Never forget that. Therefore, look for a simple system that can yield positive returns on your trades without you having to go through complicated processes.
For example, many traders use a jumble of indicators. When you look at the charts of those traders, you cannot but cringe at the level of complexity and disorganisation that you see.
To solve this particular problem, it is recommended that traders should not use more than three indicators at a time.
Stay away from the market in times of high-impact news
True, all fundamental details have been factored into the price. However, it would be safe for you if you can stay away from trading when the market is expecting any high-impact economic news.
Interest rate release, balance of trade report, and economic performance updates of countries are news that can determine the direction of currencies.

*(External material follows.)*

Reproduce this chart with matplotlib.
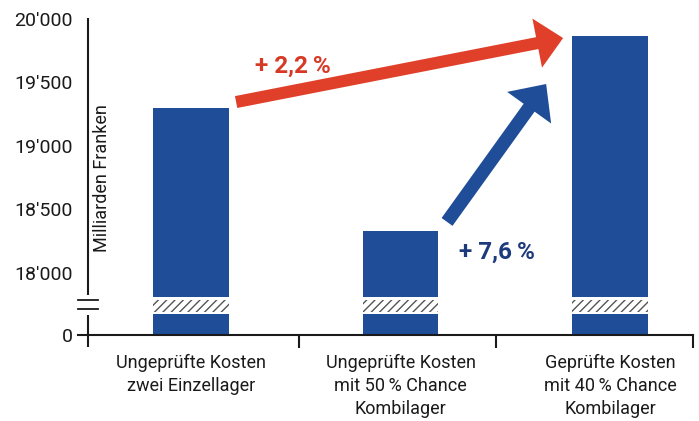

Hence, it is advised that you stay away. Instead, devote the time to analysing the market and the possible ways by which it can respond. You would realize that you might even find excellent opportunities to make huge gains.
You must note that no matter the tip, advice, recommendation, or suggestion you hear or read, you will not be able to earn with them if you do not put them to work.
Thus, be diligent and disciplined in applying the recommendations you find worthy of your use. Soon enough, they will become a part of you.